Deposit insurance coverage, the Deposit Insurance Fund and assessments

  1. Ensure the coverage limit and any modifications to it are empirically based and indexed to inflation. Any change in coverage should be data driven, with significant input from the banking industry and other stakeholders. The FDIC should expand its efforts to collect relevant data and info that can help inform the nation’s banks and policymakers on the tradeoffs between specific coverage limit options. Once a limit is established, it should be indexed to inflation. 
  2. Maintain a Deposit Insurance Fund that is stable and properly calibrated to risk. The FDIC should continue to use a risk-based approach when setting assessments and ensure its methodology is based on modern risk principles.
  3. Make deposit insurance assessments tax-deductible. Congress should reverse the Tax Cuts and Jobs Act of 2017 sliding-scale method for determining the deductibility of FDIC assessments.
  4. Evaluate the costs and benefits of offering additional insurance for purchase by individual banks. Allowing banks to purchase excess deposit insurance would likely result in lower costs for banks relative to excess deposit insurance products provided by the private sector. The FDIC should evaluate the potential costs and benefits of such an approach.

Bank resolutions

  1. Broaden the scope of considerations applied in determination of “least cost” to include potential contagion or other unwanted impacts. Congress should allow the FDIC to consider the cost of resolutions strategy on a wider range of banks or the industry not just the deposit insurance fund
  2. Enhance community bank participation in resolutions to preserve essential banking services. Congress should allow the FDIC to consider the cost of resolutions strategy on communities and provide the FDIC with the power to balance the least cost test for community bank failures with options to mitigate negative impacts, such as loss of essential banking services, on the relevant communities.
  3. Open resolution-associated asset auctions to a greater diversity of investors. This change would enhance fairness in the failed bank bidder qualification process, increasing the spectrum of institutions permitted to bid on failed institution franchises and assets.
  4. Publicly release resolution approaches considered in a given case and their respective estimated costs. The FDIC should release the resolution approaches considered and the estimated costs of each failure to improve the transparency and accountability associated with failed institution resolutions.

Next Steps

This is the right time to make these reforms. America’s banks are well capitalized, highly liquid, and well positioned to meet the needs of their customers and communities across the country. We want the deposit insurance system modernized before the next moment of stress, so the FDIC has the tools it needs to mitigate and manage the situation.

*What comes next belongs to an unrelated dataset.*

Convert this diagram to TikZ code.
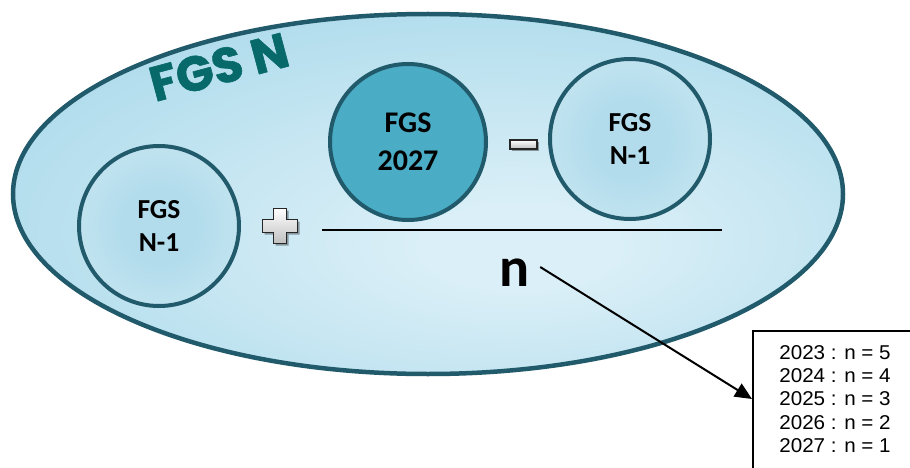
\documentclass[tikz,border=0pt]{standalone}
\usepackage{fontspec}
\setmainfont{Carlito}
\newfontfamily\titlefont[FakeBold=1.2]{Poppins}
\newfontfamily\boxfont[FakeStretch=1.03]{Liberation Sans}
\usetikzlibrary{shapes.geometric,arrows.meta,calc}

\definecolor{rimteal}{HTML}{215A6B}
\definecolor{titlegreen}{HTML}{08696A}
\definecolor{bigin}{HTML}{DAEFF7}
\definecolor{bigout}{HTML}{93CFE5}
\definecolor{smallin}{HTML}{B2DCEC}
\definecolor{smallout}{HTML}{DEF0F7}
\definecolor{darkfill}{HTML}{4AACC5}
\definecolor{signgray}{HTML}{BFBFBF}

% soft glow of the outer set, a little off-centre
\pgfdeclareradialshading{bigglow}{\pgfpoint{6bp}{-8bp}}{color(0bp)=(bigin); color(6bp)=(bigin); color(50bp)=(bigout); color(75bp)=(bigout)}
% glow of the two light circles: bluer in the middle, paler at the rim
\pgfdeclareradialshading{smallglow}{\pgfpoint{0bp}{0bp}}{color(0bp)=(smallin); color(12bp)=(smallin); color(50bp)=(smallout); color(75bp)=(smallout)}

\tikzset{
  outerset/.style={ellipse, draw=rimteal, line width=4.5pt, shading=bigglow, shade, inner sep=0pt},
  lightball/.style={circle, draw=rimteal, line width=4pt, shading=smallglow, shade,
    minimum size=160pt, inner sep=0pt, align=center, font=\bfseries\fontsize{27.5}{33}\selectfont},
  darkball/.style={circle, draw=rimteal, line width=4pt, fill=darkfill,
    minimum size=156pt, inner sep=0pt, align=center, font=\bfseries\fontsize{30}{38}\selectfont},
  opsign/.style={draw=black!85, line width=1.3pt, top color=white, bottom color=signgray},
  opshadow/.style={fill=black, opacity=.35},
  pointer/.style={line width=2pt, -{Triangle[length=17pt,width=15pt]}},
}

\begin{document}
\begin{tikzpicture}[x=1pt, y=-1pt]
\useasboundingbox (0,0) rectangle (910,468);
\clip (0,0) rectangle (910,468);
\fill[white] (0,0) rectangle (910,468);

% the whole set
\node[outerset, minimum width=830pt, minimum height=360pt] (setN) at (428,194) {};
\node[rotate=15, text=titlegreen, inner sep=0pt, font=\titlefont\bfseries\fontsize{49}{52}\selectfont] (title) at (219,67) {FGS N};

% the three terms
\node[lightball] (prev) at (159,226) {FGS\\N-1};
\node[darkball] (cur) at (408,142) {FGS\\2027};
\node[lightball] (prevB) at (630,139) {FGS\\N-1};

% plus sign
\begin{scope}[shift={(282,228)}]
  \fill[opshadow] (-6.5,-17.5) -- (6.5,-17.5) -- (6.5,-6.5) -- (17.5,-6.5) -- (17.5,6.5) -- (6.5,6.5) -- (6.5,17.5) -- (-6.5,17.5) -- (-6.5,6.5) -- (-17.5,6.5) -- (-17.5,-6.5) -- (-6.5,-6.5) -- cycle;
\end{scope}
\begin{scope}[shift={(280,226)}]
  \path[opsign] (-6.5,-17.5) -- (6.5,-17.5) -- (6.5,-6.5) -- (17.5,-6.5) -- (17.5,6.5) -- (6.5,6.5) -- (6.5,17.5) -- (-6.5,17.5) -- (-6.5,6.5) -- (-17.5,6.5) -- (-17.5,-6.5) -- (-6.5,-6.5) -- cycle;
\end{scope}

% minus sign
\fill[opshadow] (512,142) rectangle (539,151);
\path[opsign] (510,140) rectangle (537,149);

% fraction bar and denominator
\draw[line width=1.5pt] (322,230) -- (722,230);
\node[font=\bfseries\fontsize{56}{56}\selectfont, inner sep=0pt] (nlabel) at (515,273) {n};

% legend box with the values of n
\node[draw, fill=white, line width=1.8pt, anchor=north west, minimum width=200pt, minimum height=200pt] (box) at (752,330) {};
\node[font=\boxfont\fontsize{20}{23.4}\selectfont, align=center, inner sep=0pt] (years) at (835,399)
  {2023 : n = 5\\2024 : n = 4\\2025 : n = 3\\2026 : n = 2\\2027 : n = 1};

\coordinate (ntail) at ($(nlabel.east)+(10,-6)$);
\coordinate (tip) at ($(box.north west)+(0,69)$);
\draw[pointer] (ntail) -- (tip);
\end{tikzpicture}
\end{document}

The last major changes to deposit insurance took place during a crisis. By acting now, we can work with all stakeholders to deliver more thoughtful solutions and build public confidence in our banking system, a goal we all share.

These issues are challenging, and we recognize that individual banks may have different views on how best to modernize deposit insurance. We remain open to constructive ideas, and welcome others to offer their own proposals.

Still, we believe these recommendations constitute a pragmatic, measured approach toward ensuring the continued resilience, fairness and transparency of the nation’s deposit insurance framework. We urge all banks and other stakeholders to join ABA in advancing these changes.